On Wednesday, January 24, the North West Reserve Forces’ and Cadets’ Association, the organisation is hosting a Liverpool Chamber of Commerce business lunch at the Liverpool War Museum
Liverpool business leaders will gather for lunch in a more unusual setting in the next few days – Liverpool War Museum.
On Wednesday, January 24, the North West Reserve Forces’ and Cadets’ Association, the organisation is hosting a Liverpool Chamber of Commerce business lunch at Liverpool War Museum.
The museum is based in the historic city centre bunker which housed the headquarters to the Western Approaches during the Second World War, coordinating the Battle of the Atlantic which proved vital to the allied victory.

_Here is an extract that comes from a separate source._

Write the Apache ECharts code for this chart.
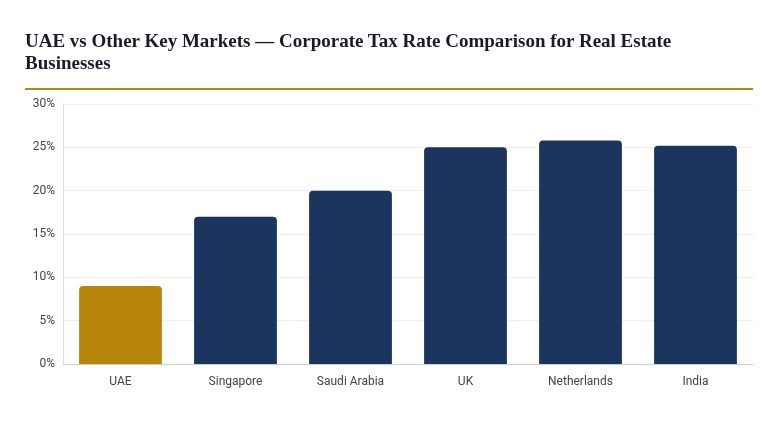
<!DOCTYPE html>
<html>
<head>
<meta charset="utf-8">
<script src="https://cdn.jsdelivr.net/npm/echarts@6/dist/echarts.min.js"></script>
<style>
  body { margin: 0; background: #fff; }
  .title { position: absolute; left: 25px; top: 30px; width: 728px; font-family: "Liberation Serif", "DejaVu Serif", serif; font-weight: bold; font-size: 19px; color: #1a1a2e; padding-bottom: 14px; border-bottom: 2px solid #b8860b; }
  #chart { position: absolute; left: 0; top: 0; width: 770px; height: 427px; }
</style>
</head>
<body>
<div id="chart"></div>
<div class="title">UAE vs Other Key Markets — Corporate Tax Rate Comparison for Real Estate Businesses</div>
<script>
const markets = ['UAE', 'Singapore', 'Saudi Arabia', 'UK', 'Netherlands', 'India'];
const taxRates = [9, 17, 20, 25, 25.8, 25.17];

let myChart = echarts.init(document.getElementById('chart'));
myChart.setOption({
    animation: false,
    grid: { left: 63, right: 17, top: 104, bottom: 63 },
    xAxis: {
        type: 'category',
        data: markets,
        axisTick: { show: false },
        axisLine: { lineStyle: { color: '#ccc' } },
        axisLabel: { color: '#444', fontSize: 12, fontFamily: 'Roboto', margin: 12 }
    },
    yAxis: {
        type: 'value', min: 0, max: 30, interval: 5,
        axisLabel: { formatter: '{value}%', color: '#444', fontSize: 12, fontFamily: 'Roboto' },
        splitLine: { lineStyle: { color: '#eee' } },
        axisLine: { show: true, lineStyle: { color: '#ddd' } }
    },
    series: [{
        type: 'bar',
        data: taxRates.map((v, i) => ({ value: v, itemStyle: { color: i === 0 ? '#b8860b' : '#1c355e' } })),
        barCategoryGap: '28%',
        itemStyle: { borderRadius: [4, 4, 0, 0] }
    }]
});
</script>
</body>
</html>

Guests at the lunch will be hosted by representatives of the Royal Navy, Army and Royal Air Force – the first time since 1945 that all three Services have been present in the building.

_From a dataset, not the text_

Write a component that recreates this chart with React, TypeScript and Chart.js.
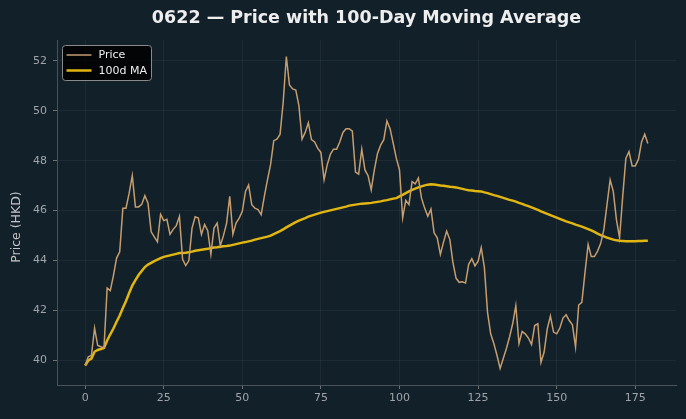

Last summer the selection of Liverpool as the nation’s host for Armed Forces Day celebrated the city’s proud history of support to the Armed Forces.
This support comprises not only the role that the city played during the Second World War and the Battle of the Atlantic, but also the support local businesses give to serving men and women, the cadet organisations and veterans.
During the lunch representatives of local businesses will hear talks from the museum and from Liverpool City Council, who were recently presented a Gold Defence Employer Recognition Scheme Award for their support to the Armed Forces Community in Liverpool.
The Defence Employer Recognition Scheme was launched to recognise those employers who support Defence objectives and encourage others to do the same.
Commodore Phil Waterhouse, Commander Naval Regional Headquarters Northern England, said: “Liverpool has such close bonds, both past and present, with the armed forces, and the city continues to provide great support to our wider community of serving men and women, veterans and the cadet organisations.”
Paul Cherpeau, chief executive of Liverpool Chamber of Commerce, said: “The chamber in Liverpool played a key role during both World Wars for the recruitment of volunteers to the war effort and the provision of business intelligence and information to ensure the wheels of commerce continued to turn.”